» EXERCISE DIRECTIONS
Lift out all lines below that contain "draw".

» MATERIAL
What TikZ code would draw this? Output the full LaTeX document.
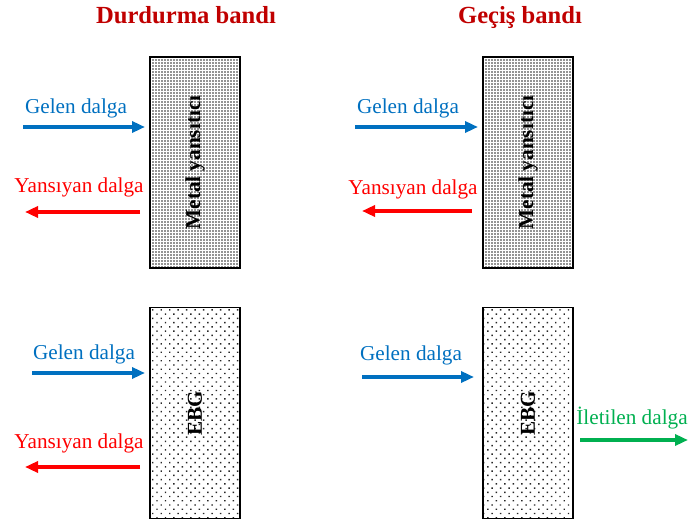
\documentclass[tikz,border=0pt]{standalone}
\usepackage{fontspec}
\setmainfont{Liberation Serif}
\usepackage{xcolor}
\usetikzlibrary{arrows.meta,patterns.meta}

\definecolor{baslikred}{RGB}{192,0,0}
\definecolor{gelenblue}{RGB}{0,112,192}
\definecolor{yansired}{RGB}{255,0,0}
\definecolor{iletgreen}{RGB}{0,176,80}

\begin{document}
\begin{tikzpicture}[
            x = 0.5pt, y = -0.5pt,
            every node/.append style = {inner sep = 0pt},
            baslik/.style = {font = \fontsize{12.3}{14}\selectfont\bfseries, text = baslikred, anchor = base},
            dalga/.style = {font = \fontsize{10.6}{12}\selectfont, anchor = base},
            kutu/.style = {draw, line width = 0.8pt, minimum width = 45pt, minimum height = 105.5pt},
            metal/.style = {kutu, pattern = {Dots[distance = 1.5pt, radius = 0.42pt]}, pattern color = black!85},
            ebg/.style = {kutu, pattern = {Dots[distance = 3pt, angle = 45, radius = 0.5pt]}, pattern color = black!85},
            ic/.style = {rotate = 90, font = \fontsize{10.6}{12}\selectfont\bfseries},
            ok/.style = {line width = 1.9pt, -{Triangle[length = 6.5pt, width = 5.5pt]}}]
            \useasboundingbox (0,0) rectangle (689,522);

            % basliklar
            \node[baslik] (durdurma) at (186,24) {Durdurma bandı};
            \node[baslik] (gecis) at (520,24) {Geçiş bandı};

            % kutular
            \node[metal] (mdur) at (195,162.5) {};
            \node[metal] (mgec) at (528,162.5) {};
            \node[ebg] (edur) at (195,413) {};
            \node[ebg] (egec) at (528,413) {};
            \node[ic] (mdurtext) at (mdur.center) {Metal yansıtıcı};
            \node[ic] (mgectext) at (mgec.center) {Metal yansıtıcı};
            \node[ic] (edurtext) at (edur.center) {EBG};
            \node[ic] (egectext) at (egec.center) {EBG};

            % durdurma bandi, metal
            \node[dalga, text = gelenblue] (g1) at (76,114) {Gelen dalga};
            \coordinate (g1a) at (23,127);
            \coordinate (g1b) at (145,127);
            \draw[ok, gelenblue] (g1a) -- (g1b);
            \node[dalga, text = yansired] (y1) at (79,193) {Yansıyan dalga};
            \coordinate (y1a) at (140,212);
            \coordinate (y1b) at (25,212);
            \draw[ok, yansired] (y1a) -- (y1b);

            % gecis bandi, metal
            \node[dalga, text = gelenblue] (g2) at (408,114) {Gelen dalga};
            \coordinate (g2a) at (355,127);
            \coordinate (g2b) at (478,127);
            \draw[ok, gelenblue] (g2a) -- (g2b);
            \node[dalga, text = yansired] (y2) at (413,195) {Yansıyan dalga};
            \coordinate (y2a) at (472,211);
            \coordinate (y2b) at (362,211);
            \draw[ok, yansired] (y2a) -- (y2b);

            % durdurma bandi, EBG
            \node[dalga, text = gelenblue] (g3) at (84,360) {Gelen dalga};
            \coordinate (g3a) at (32,373);
            \coordinate (g3b) at (145,373);
            \draw[ok, gelenblue] (g3a) -- (g3b);
            \node[dalga, text = yansired] (y3) at (79,449) {Yansıyan dalga};
            \coordinate (y3a) at (140,467);
            \coordinate (y3b) at (25,467);
            \draw[ok, yansired] (y3a) -- (y3b);

            % gecis bandi, EBG
            \node[dalga, text = gelenblue] (g4) at (411,361) {Gelen dalga};
            \coordinate (g4a) at (362,377);
            \coordinate (g4b) at (474,377);
            \draw[ok, gelenblue] (g4a) -- (g4b);
            \node[dalga, text = iletgreen] (i4) at (632,425) {İletilen dalga};
            \coordinate (i4a) at (580,440);
            \coordinate (i4b) at (688,440);
            \draw[ok, iletgreen] (i4a) -- (i4b);
        \end{tikzpicture}
\end{document}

» WRITTEN SOLUTION
What TikZ code would draw this? Output the full LaTeX document.
            kutu/.style = {draw, line width = 0.8pt, minimum width = 45pt, minimum height = 105.5pt},
            \draw[ok, gelenblue] (g1a) -- (g1b);
            \draw[ok, yansired] (y1a) -- (y1b);
            \draw[ok, gelenblue] (g2a) -- (g2b);
            \draw[ok, yansired] (y2a) -- (y2b);
            \draw[ok, gelenblue] (g3a) -- (g3b);
            \draw[ok, yansired] (y3a) -- (y3b);
            \draw[ok, gelenblue] (g4a) -- (g4b);
            \draw[ok, iletgreen] (i4a) -- (i4b);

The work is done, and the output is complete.